The list includes four prominent assistant coaches at Power Five schools and a high-level executive at Adidas.
"The bribed coaches showed little regard for the players' well-being," said Joon Kim, the acting U.S. attorney for the Southern District of New York. "They ignored red flags, seeing only the green of the cash bribes."
More than 100 pages of filings detail the different ways cash allegedly exchanged hands from a major athletic apparel company to top-level recruits, with financial planners and agents acting as middlemen. The money, according to the filing, was given to recruits and their families with the understanding that those recruits would attend specific schools.
Four assistant coaches — Auburn's Chuck Person, Southern California's Tony Bland, Arizona's Emanuel "Book" Richardson and Oklahoma State's Lamont Evans — have been accused of taking bribes in exchange for pushing players to sign with particular agents when those players ultimately turned pro and needed representation. The bribes range from $15,000 to $100,000.
Kim said at a news conference in New York the investigation is ongoing. He added that reading the filing "you will find yourself in the dark underbelly of college athletics."
William Sweeney Jr., the assistant director in charge of the FBI's N.Y. office, said the charges levied against the power brokers in college basketball, "contribute to a 'pay-for-play' culture that has no place in college basketball. Today's arrests serve as a warning to others choosing to conduct business this way in the world of college athletics: We have your playbook."
The covert investigation — which Kim says even the NCAA was unaware of until Tuesday morning — started in 2015, according to court documents.
In a statement released late Tuesday afternoon, NCAA President Mark Emmert called the allegations "deeply disturbing."
"Coaches hold a unique position of trust with student-athletes and their families and these bribery allegations, if true, suggest an extraordinary and despicable breach of that trust," Emmert said, adding that the NCAA would support the ongoing criminal investigation.
The details of the federal filings are staggering.
The U.S. attorney's office flipped a financial adviser facing fraud charges and then placed two undercover agents who posed as associates. Wiretaps and videos followed from there.
The documents detail alleged handshake deals and agreements like the one between James Gatto, director of global sports marketing at Adidas; Munish Sood, a financial planner; and agent Christian Dawkins.
The three "conspired to illicitly funnel approximately $100,000" to assist one or more coaches at a university and to further ensure that the player ultimately retained the services of Dawkins and Sood and signed with a company upon entering the NBA, according to the documents.

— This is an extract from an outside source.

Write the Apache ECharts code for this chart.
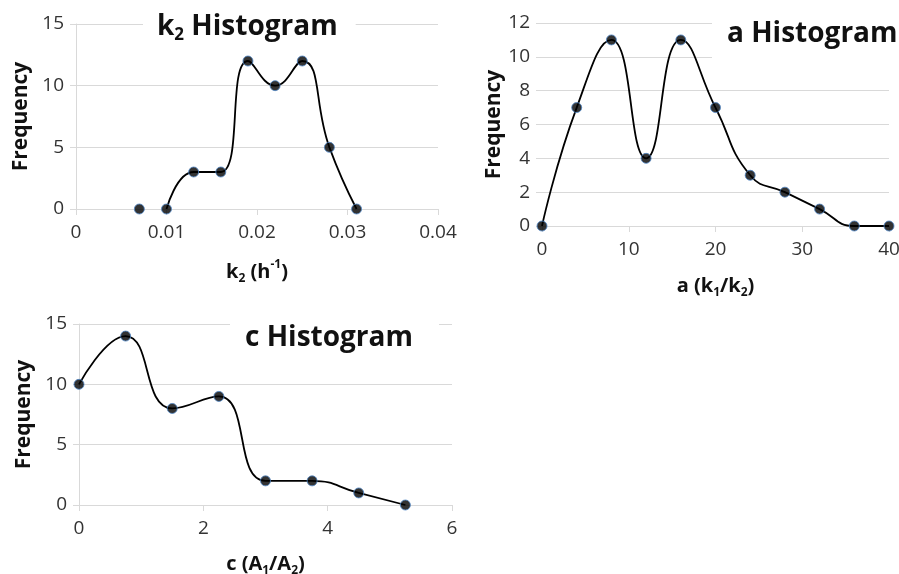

Kim declined to name specific companies, schools, athletes or coaches referenced in the documents. Kim also said there are "no allegations of administrators participating in the bribery" at either schools or athletic apparel companies.
Louisville confirmed Tuesday it is one of the schools under investigation, and the four assistants accused of wrongdoing have been suspended by their respective schools.
It's clear from the documents that handlers wanted to remain as under-the-radar as possible.
Noting that a university was already on probation with the NCAA, Dawkins indicated that they would have be particularly careful with how they passed money to a player and his family. The coach agreed, stating, 'We gotta be very low key,' according to the documents.
The others named in the court documents are Merl Code, who recently left Nike for Adidas; Jonathan Brad Augustine, president of The League Initiative and program director of the Adidas-sponsored 1 Family AAU program; and Rashan Michel, a former NBA official who founded Thompson Bespoke Clothing line. Dawkins recently was fired from ASM Sports for allegedly charging approximately $42,000 in Uber charges on a player's credit card.
Kim described the middlemen and financial advisers who preyed on talented young athletes as "circling blue chip prospects like coyotes."